Jak informuje „Gazeta Prawna”, nawet jeśli osoba, która chce przejść na emeryturę przy obniżonym wieku emerytalnym, zgromadzi wszystkie dokumenty, to i tak może nie otrzymać od razu świadczenia.
Zasadniczo ZUS na wydanie decyzji w sprawie emerytury ma 30 dni. Termin ten biegnie jednak od dnia wyjaśnienia ostatniej okoliczności niezbędnej do jej wydania. Jeśli więc dokumentacja nie będzie według ZUS dowodziła prawa do emerytury, trzeba będzie odszukać dodatkowych dokumentów.
. .
Tymczasem ZUS nie ukrywa, że przegląda z dużą starannością dokumenty osób wnioskujących o emerytury. Tym bardziej, że ma prawo obniżyć już wyliczony kapitał początkowy. Problematyczne mogą być m.in. dokumenty bez imiennych pieczątek. Dlatego coraz więcej osób buszuje w archiwach w poszukiwaniu dokumentacji o wysokości swoich zarobków w danym miejscu pracy.
- Jeśli do tego nałożymy natłok wniosków związanych z obniżeniem wieku emerytalnego, oczekiwanie na emeryturę może trwać nawet sześć miesięcy – ostrzega w „Gazecie Prawnej” Andrzej Radzisław, radca prawny z Kancelarii Prawnej LexConsulting.
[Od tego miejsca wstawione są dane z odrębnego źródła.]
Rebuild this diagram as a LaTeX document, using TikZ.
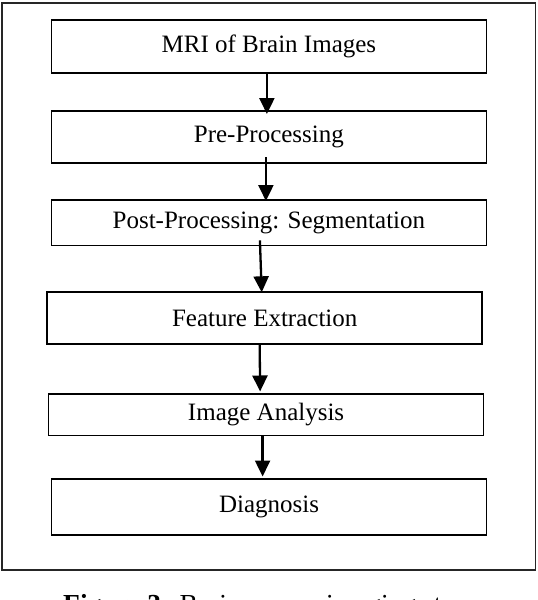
\documentclass[tikz,border=0pt]{standalone}
\usepackage{fontspec}
\setmainfont{Liberation Serif}
\usetikzlibrary{arrows.meta,positioning}

\begin{document}
\begin{tikzpicture}[
    x=1pt, y=1pt,
    stage/.style={rectangle, draw=black, line width=1.7pt, minimum width=435pt, inner sep=0pt, font=\fontsize{25}{30}\selectfont},
    flow/.style={-{Triangle[width=15pt,length=16pt]}, line width=2.3pt, black},
    frame/.style={draw=black!85, line width=1.5pt}
    ]

    \useasboundingbox (0,0) rectangle (538,-600);

    % Outer frame
    \draw[frame] (2,-3) rectangle (535.3,-570);

    % Steps, top to bottom
    \node[stage, minimum height=53.5pt] (mri) at (268.9,-46.4) {MRI of Brain Images};
    \node[stage, minimum height=52.3pt, below=36pt of mri] (pre) {Pre-Processing};
    \node[stage, minimum height=45.6pt, below=35pt of pre] (post) {Post-Processing: Segmentation};
    \node[stage, minimum height=51.5pt, below=45pt of post, xshift=-4.2pt] (feat) {Feature Extraction};
    \node[stage, minimum height=41.5pt, below=48.7pt of feat, xshift=1.4pt] (ana) {Image Analysis};
    \node[stage, minimum height=56pt, below=41.8pt of ana, xshift=2.9pt] (diag) {Diagnosis};

    % Arrows between steps
    \draw[flow] ([xshift=-2pt]mri.south) -- ([xshift=-2pt,yshift=-4pt]pre.north);
    \draw[flow] ([xshift=-3pt,yshift=7pt]pre.south) -- ([xshift=-3pt,yshift=-2pt]post.north);
    \draw[flow] ([xshift=-9pt,yshift=6pt]post.south) -- ([xshift=-3pt,yshift=-1pt]feat.north);
    \draw[flow] ([xshift=-5pt]feat.south) -- ([xshift=-6pt,yshift=1.7pt]ana.north);
    \draw[flow] ([xshift=-3.5pt]ana.south) -- ([xshift=-6.4pt,yshift=1.7pt]diag.north);

    % Caption (cut by the page edge)
    \node[anchor=base west, inner sep=0pt, font=\fontsize{27.5}{33}\selectfont] (caption) at (63,-613)
        {\textbf{Figure 3:} Brain cancer imaging steps};

\end{tikzpicture}
\end{document}
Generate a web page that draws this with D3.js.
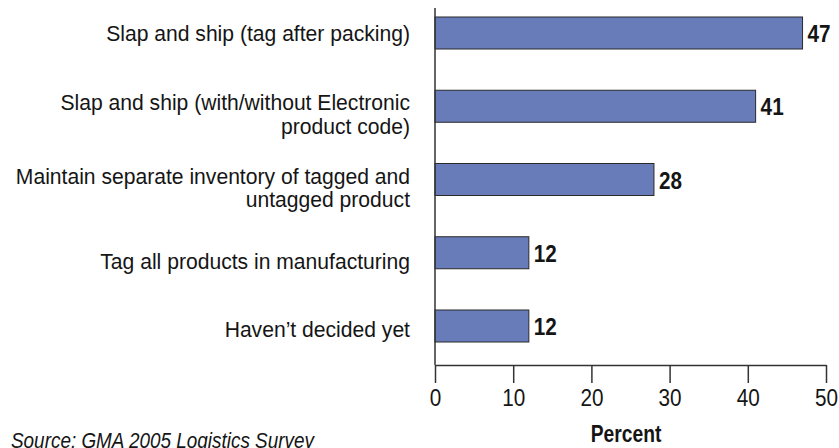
<!DOCTYPE html>
<html>
<head>
<meta charset="utf-8">
<script src="https://cdn.jsdelivr.net/npm/d3@7/dist/d3.min.js"></script>
<style>
  html, body { margin: 0; padding: 0; background: #fff; }
  svg { display: block; }
  text { font-family: "Liberation Sans", Arial, sans-serif; }
</style>
</head>
<body>
<svg id="chart" width="839" height="448"></svg>
<script>
// Survey responses: how companies plan to apply RFID tags
const categories = [
  "Slap and ship (tag after packing)",
  "Slap and ship (with/without Electronic|product code)",
  "Maintain separate inventory of tagged and|untagged product",
  "Tag all products in manufacturing",
  "Haven\u2019t decided yet"
];
const percents = [47, 41, 28, 12, 12];
const xTicks = [0, 10, 20, 30, 40, 50];
const axisTitle = "Percent";
const sourceNote = "Source: GMA 2005 Logistics Survey";

const svg = d3.select("#chart");
const x0 = 435, x1 = 826, axisY = 365;
const ink = "#151515", rule = "#333";

const x = d3.scaleLinear().domain([0, 50]).range([x0, x1]);
const y = d3.scaleBand()
  .domain(categories)
  .range([-3.625, 362.625])
  .paddingInner(0.563)
  .paddingOuter(0.2815);

// condensed-looking text: horizontally squeezed around its anchor point
function squeezed(parent, px, py, sx) {
  return parent.append("text")
    .attr("transform", `translate(${px},${py}) scale(${sx},1)`)
    .attr("fill", ink);
}

// per-label vertical nudge for the category text blocks
const labelNudge = [8, 4, 4, 16, 11];

// bars
svg.append("g").selectAll("rect")
  .data(percents)
  .join("rect")
  .attr("x", x(0))
  .attr("y", (d, i) => y(categories[i]))
  .attr("width", d => x(d) - x(0))
  .attr("height", y.bandwidth())
  .attr("fill", "#687cba")
  .attr("stroke", "#2a2a2a")
  .attr("stroke-width", 1);

// value labels
const valG = svg.append("g");
percents.forEach((d, i) => {
  squeezed(valG, x(d) + 5, y(categories[i]) + y.bandwidth() / 2 + 9, 0.9)
    .attr("font-size", 23)
    .attr("font-weight", "bold")
    .text(d);
});

// category labels (right aligned, may wrap onto two lines)
const catG = svg.append("g");
categories.forEach((c, i) => {
  const lines = c.split("|");
  const cy = y(c) + y.bandwidth() / 2 + labelNudge[i];
  const t = squeezed(catG, 410, cy, 0.96)
    .attr("text-anchor", "end")
    .attr("font-size", 22);
  lines.forEach((ln, k) => {
    t.append("tspan").attr("x", 0).attr("dy", k === 0 ? 0 : 24).text(ln);
  });
});

// x axis
const xAxis = d3.axisBottom(x).tickValues(xTicks).tickSize(18).tickPadding(7).tickSizeOuter(0);
const gx = svg.append("g")
  .attr("transform", `translate(0,${axisY})`)
  .call(xAxis);
gx.select(".domain").attr("stroke", rule).attr("stroke-width", 1.5);
gx.selectAll(".tick line").attr("stroke", rule).attr("stroke-width", 1.5);
gx.selectAll(".tick text")
  .attr("font-family", "Liberation Sans, Arial, sans-serif")
  .attr("font-size", 23)
  .attr("transform", "scale(0.9,1)")
  .attr("fill", ink);

// vertical baseline
svg.append("line")
  .attr("x1", x(0)).attr("x2", x(0))
  .attr("y1", 8).attr("y2", axisY)
  .attr("stroke", rule).attr("stroke-width", 1.5);

// axis title
squeezed(svg, 626, 442, 0.82)
  .attr("text-anchor", "middle")
  .attr("font-size", 23.5)
  .attr("font-weight", "bold")
  .text(axisTitle);

// source note
squeezed(svg, 11, 448, 0.86)
  .attr("font-size", 22)
  .attr("font-style", "italic")
  .text(sourceNote);
</script>
</body>
</html>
Rada nadzorcza ZUS wystąpiła już zresztą do minister Rafalskiej o wydłużenie czasu na wydawanie decyzji emerytalnych. Jej przedstawiciel, Jeremi Mordasewicz, uzasadnia, że 30 dni przy natłoku pracy od października to bardzo mało czasu. - Dłuższy czas na rozpatrzenie wniosku pozwoli na uniknięcie błędów, za które trzeba będzie wypłacać odszkodowania – mówił w „Wyborczej”. Bo choć na razie żaden pracownik ZUS za popełniony błąd nie został obciążony obowiązkiem zapłaty odszkodowania, to wielu z nich wykupuje ubezpieczenia od odpowiedzialności urzędniczej. Są przemęczeni pracą, wyrabiają nadgodziny, placówki ZUS przed obniżką wieku emerytalnego przeżywają oblężenie. Pracownicy Zakładu zaczynają się buntować, żądając podwyżek.
W przypadku opóźnień w akceptacji wniosku emerytalnego czy w wypłacie emerytur, ZUS „dopłaci” do nich także odsetki ustawowe. Choć teoretycznie ma pewną furtkę.
. .
W sytuacji, gdy prawo do emerytury jest udowodnione, natomiast wątpliwości budzi wysokość świadczenia, do czasu wyjaśnienia tej kwestii ZUS wypłaca tzw. „emeryturę zaliczkową”.
W październiku prawo do emerytury, na skutek obniżki wieku emerytalnego, nabędzie 331 tys. osób. Ministerstwo Pracy i ZUS prowadzą akcję, w ramach której informują Polaków, ile wyniesie ich emerytura jeśli przejdą na nią teraz, a o ile wzrośnie jeśli jeszcze jakiś czas pozostaną na rynku pracy. Zakład rozesłał też do 19 mln Polaków listy z wyliczeniami ich przyszłej emerytury.
Z szacunków ZUS wynika, że mężczyzna, który przejdzie na emeryturę w 2018 r. dostanie 68 proc. swojej pensji, a Polka zarabiająca średnią krajową zaledwie połowę tej kwoty. Gdyby zdecydowali się popracować jeszcze trzy lata, to ich świadczenie emerytalne wzrosłoby nawet o 20 proc.